Es sei dringend erforderlich, so das DIW, die Ausstattung mit sogenannten intelligenten Stromzählern und ähnlichen anpassungsfähigen Systemen voranzubringen. Ein weiteres Problem bezüglich eines effizienten Beitrags der Photovoltaik zur Stromversorgung liege aber auch in fehlenden Anreizen für optimierte und flexible Einsätze der Batteriespeicher.

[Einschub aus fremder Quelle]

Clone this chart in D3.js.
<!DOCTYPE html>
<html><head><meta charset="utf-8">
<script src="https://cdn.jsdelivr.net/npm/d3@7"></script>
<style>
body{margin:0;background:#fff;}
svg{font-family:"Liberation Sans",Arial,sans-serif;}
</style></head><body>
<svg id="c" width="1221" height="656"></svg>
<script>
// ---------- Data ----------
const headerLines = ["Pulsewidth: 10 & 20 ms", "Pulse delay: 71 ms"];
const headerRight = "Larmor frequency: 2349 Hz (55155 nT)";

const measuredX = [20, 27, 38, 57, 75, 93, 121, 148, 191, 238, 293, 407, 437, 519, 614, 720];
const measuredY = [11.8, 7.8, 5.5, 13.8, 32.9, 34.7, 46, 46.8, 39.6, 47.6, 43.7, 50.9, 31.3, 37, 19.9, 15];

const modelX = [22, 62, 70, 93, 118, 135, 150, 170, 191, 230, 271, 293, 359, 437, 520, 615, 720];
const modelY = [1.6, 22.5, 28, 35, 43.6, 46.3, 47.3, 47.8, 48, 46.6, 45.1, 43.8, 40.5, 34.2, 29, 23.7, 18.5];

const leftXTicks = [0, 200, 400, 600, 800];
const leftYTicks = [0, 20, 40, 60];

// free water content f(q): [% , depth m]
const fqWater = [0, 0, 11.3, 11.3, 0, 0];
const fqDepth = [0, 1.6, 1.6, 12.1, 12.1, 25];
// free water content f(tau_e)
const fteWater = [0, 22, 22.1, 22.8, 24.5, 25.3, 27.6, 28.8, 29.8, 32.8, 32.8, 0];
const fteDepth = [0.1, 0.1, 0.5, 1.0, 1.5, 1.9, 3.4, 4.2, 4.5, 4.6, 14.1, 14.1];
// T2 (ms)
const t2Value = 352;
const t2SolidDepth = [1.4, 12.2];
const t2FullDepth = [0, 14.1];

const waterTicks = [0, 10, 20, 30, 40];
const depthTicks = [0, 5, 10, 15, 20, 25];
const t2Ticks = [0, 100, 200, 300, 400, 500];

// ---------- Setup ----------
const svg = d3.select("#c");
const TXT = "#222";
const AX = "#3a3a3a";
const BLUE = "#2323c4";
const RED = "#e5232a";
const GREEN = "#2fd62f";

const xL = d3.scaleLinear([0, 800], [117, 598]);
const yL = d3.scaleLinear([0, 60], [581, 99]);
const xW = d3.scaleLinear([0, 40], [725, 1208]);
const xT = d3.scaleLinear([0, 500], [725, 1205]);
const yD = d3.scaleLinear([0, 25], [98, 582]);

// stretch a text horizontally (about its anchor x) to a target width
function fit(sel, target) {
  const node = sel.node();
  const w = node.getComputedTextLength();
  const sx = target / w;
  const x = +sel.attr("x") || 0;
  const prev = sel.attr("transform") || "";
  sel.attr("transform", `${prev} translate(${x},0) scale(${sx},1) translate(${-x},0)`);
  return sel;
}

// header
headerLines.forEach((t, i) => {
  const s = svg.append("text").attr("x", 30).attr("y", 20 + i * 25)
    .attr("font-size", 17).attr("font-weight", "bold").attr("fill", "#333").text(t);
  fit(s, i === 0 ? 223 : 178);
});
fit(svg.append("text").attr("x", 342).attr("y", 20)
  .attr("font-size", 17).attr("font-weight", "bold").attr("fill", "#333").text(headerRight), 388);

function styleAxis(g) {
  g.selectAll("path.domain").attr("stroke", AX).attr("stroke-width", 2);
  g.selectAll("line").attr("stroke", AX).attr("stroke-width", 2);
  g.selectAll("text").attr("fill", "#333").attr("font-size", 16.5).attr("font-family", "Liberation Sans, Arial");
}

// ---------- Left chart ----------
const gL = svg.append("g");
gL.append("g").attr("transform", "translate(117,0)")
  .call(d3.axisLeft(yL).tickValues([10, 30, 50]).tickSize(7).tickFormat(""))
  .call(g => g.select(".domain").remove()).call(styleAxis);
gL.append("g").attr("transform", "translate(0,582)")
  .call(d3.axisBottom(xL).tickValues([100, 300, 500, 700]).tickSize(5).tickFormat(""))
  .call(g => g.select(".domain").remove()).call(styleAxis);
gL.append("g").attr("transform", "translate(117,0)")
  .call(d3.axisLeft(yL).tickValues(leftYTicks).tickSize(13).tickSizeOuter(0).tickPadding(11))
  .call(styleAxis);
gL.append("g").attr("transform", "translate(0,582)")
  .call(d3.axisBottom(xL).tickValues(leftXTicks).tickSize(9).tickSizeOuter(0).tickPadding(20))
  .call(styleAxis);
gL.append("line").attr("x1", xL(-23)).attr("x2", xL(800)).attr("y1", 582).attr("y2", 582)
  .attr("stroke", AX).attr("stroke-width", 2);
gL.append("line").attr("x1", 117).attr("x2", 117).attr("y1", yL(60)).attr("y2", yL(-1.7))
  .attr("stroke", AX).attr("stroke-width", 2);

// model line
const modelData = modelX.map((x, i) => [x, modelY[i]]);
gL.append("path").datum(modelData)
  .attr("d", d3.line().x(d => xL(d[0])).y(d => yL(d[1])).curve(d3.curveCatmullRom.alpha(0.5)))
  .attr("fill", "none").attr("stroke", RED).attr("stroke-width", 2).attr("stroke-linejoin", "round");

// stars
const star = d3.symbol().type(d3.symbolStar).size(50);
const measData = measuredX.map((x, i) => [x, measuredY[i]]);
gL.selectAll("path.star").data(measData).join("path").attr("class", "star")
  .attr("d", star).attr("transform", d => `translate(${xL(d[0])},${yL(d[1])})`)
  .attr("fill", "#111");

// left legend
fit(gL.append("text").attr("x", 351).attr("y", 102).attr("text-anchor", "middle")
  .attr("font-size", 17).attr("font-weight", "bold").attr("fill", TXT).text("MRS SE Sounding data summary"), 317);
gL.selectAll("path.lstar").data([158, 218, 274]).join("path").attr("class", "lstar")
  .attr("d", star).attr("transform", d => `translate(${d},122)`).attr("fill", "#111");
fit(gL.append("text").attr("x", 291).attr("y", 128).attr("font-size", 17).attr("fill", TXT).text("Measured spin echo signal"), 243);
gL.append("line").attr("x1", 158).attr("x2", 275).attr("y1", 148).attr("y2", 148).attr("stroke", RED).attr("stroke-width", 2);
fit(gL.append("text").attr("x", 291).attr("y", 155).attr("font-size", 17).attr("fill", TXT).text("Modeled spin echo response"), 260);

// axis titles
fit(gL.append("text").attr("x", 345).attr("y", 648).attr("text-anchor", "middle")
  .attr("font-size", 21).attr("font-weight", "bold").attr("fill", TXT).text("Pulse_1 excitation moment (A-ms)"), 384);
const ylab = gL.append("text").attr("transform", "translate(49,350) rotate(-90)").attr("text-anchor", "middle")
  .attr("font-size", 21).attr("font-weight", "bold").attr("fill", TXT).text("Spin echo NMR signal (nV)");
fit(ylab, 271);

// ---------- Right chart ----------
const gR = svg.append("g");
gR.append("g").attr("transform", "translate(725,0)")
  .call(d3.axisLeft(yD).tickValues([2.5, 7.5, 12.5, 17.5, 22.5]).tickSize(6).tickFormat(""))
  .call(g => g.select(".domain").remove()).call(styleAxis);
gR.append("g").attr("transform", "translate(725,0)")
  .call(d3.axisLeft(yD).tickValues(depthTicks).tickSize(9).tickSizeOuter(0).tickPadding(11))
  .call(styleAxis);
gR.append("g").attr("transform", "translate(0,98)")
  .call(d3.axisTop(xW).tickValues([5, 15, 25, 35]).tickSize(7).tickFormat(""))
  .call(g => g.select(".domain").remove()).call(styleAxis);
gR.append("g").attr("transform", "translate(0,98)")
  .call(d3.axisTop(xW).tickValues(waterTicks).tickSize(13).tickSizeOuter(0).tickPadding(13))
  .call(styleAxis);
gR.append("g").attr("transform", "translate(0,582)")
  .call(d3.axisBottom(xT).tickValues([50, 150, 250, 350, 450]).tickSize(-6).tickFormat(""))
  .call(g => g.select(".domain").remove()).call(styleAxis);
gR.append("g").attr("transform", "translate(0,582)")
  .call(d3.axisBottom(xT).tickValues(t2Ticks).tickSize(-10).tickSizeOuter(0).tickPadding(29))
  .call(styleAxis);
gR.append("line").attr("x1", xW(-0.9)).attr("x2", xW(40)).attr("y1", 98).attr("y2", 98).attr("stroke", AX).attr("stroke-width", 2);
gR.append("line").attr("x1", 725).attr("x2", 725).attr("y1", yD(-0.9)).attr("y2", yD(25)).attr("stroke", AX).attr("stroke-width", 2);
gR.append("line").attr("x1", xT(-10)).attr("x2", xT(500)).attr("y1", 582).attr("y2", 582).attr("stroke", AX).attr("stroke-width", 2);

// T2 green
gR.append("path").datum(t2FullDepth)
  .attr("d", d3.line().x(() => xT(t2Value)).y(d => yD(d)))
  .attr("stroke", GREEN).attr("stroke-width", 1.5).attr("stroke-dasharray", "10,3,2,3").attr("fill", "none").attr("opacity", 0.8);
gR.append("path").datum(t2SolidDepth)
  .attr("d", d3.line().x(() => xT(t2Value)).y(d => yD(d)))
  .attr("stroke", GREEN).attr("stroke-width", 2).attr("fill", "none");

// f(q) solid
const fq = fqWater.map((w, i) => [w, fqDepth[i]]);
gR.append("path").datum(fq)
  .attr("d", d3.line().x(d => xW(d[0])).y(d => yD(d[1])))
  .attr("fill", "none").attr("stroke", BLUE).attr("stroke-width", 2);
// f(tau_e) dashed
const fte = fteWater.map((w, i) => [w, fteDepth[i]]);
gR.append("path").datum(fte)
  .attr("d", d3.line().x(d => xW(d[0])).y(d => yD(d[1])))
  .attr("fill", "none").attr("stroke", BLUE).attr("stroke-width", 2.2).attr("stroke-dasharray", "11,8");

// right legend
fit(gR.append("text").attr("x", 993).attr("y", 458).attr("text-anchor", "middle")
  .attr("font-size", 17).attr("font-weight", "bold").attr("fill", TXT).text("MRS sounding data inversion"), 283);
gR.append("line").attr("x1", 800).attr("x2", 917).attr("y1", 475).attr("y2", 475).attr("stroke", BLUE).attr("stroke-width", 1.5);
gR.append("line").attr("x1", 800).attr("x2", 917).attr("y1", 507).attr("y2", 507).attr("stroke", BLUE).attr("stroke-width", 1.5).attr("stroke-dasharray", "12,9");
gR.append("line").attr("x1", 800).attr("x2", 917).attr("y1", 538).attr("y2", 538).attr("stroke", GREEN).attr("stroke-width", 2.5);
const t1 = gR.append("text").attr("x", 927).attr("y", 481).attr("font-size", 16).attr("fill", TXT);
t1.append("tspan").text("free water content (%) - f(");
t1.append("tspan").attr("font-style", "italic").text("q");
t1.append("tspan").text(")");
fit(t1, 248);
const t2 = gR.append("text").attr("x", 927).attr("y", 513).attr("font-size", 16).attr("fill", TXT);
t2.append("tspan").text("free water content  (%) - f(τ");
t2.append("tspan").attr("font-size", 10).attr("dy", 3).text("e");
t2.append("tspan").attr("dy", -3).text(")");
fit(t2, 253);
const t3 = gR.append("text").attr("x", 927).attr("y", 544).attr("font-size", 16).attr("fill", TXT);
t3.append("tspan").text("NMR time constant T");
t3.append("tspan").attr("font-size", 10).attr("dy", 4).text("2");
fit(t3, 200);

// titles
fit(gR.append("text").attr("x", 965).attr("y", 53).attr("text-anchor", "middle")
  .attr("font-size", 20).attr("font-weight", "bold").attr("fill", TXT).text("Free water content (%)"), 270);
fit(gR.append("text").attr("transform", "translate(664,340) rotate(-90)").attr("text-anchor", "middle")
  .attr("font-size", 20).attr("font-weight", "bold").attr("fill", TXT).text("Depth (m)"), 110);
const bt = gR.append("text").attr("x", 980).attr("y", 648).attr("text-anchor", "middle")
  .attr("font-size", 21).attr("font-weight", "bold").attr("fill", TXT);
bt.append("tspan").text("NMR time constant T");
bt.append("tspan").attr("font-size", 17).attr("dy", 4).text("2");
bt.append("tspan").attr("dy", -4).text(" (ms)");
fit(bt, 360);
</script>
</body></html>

Es gebe „kaum Anreize, diese Speicher möglichst netz- oder marktorientiert einzusetzen“, so das Institut. Weder durch Einspeisevergütungen noch durch Haushaltsstromtarife gebe es diesbezüglich Signale:

„Vergütungen und Preise sind für jede Kilowattstunde gleich, unabhängig vom aktuellen Marktpreis.“

Es zeichnet sich ab, dass die derzeitigen Effizienzprobleme im Bereich der Solarenergie angesichts des dynamischen Ausbautempos bei der Photovoltaik nicht zeitnah verschwinden werden. Der Preisverfall bei Solarpanels macht die Installation günstiger und stärkt die Nachfrage – zur Freude des KP-Regimes im Weltmarktführerland China. Dies schafft vor allem für die Netzbetreiber die Notwendigkeit, Strategien und Technologien zu entwickeln oder zu optimieren.

Smart Grids und Flexibilitätsmärkte als Lösungsansätze für eine stabile Energiezukunft

Einige Ansätze gelten dabei als vielversprechend, um die Einspeisung von Strom aus erneuerbaren Energien wie Solaranlagen besser zu steuern und das Netz stabil zu halten. Einer davon sind sogenannte Smart Grids. Diese intelligenten Netze nutzen digitale Kommunikationstechnologien, um den Stromfluss in Echtzeit zu überwachen und notfalls schnell Steuerungsmaßnahmen zu setzen.

Auch das Lastmanagement, das den Verbraucher in die Pflicht nimmt, wird diskutiert. Dazu gehört etwa eine zeitlich verschobene Nutzung von Haushaltsgeräten, um Spitzenlasten zu vermeiden.

Weitere Optionen stellen Flexibilitätsmärkte für Netzbetreiber, regelbare Ortsnetztransformatoren, vor allem aber der Ausbau und die Verstärkung der Stromnetze dar. Vor allem in Regionen mit hohem Anteil an erneuerbaren Energien ist der Bedarf hoch. Im Extremfall können Netzbetreiber die Einspeisung von Strom aus erneuerbaren Energien vorübergehend reduzieren, um das Netz zu stabilisieren. Dies gilt jedoch als Ultima Ratio.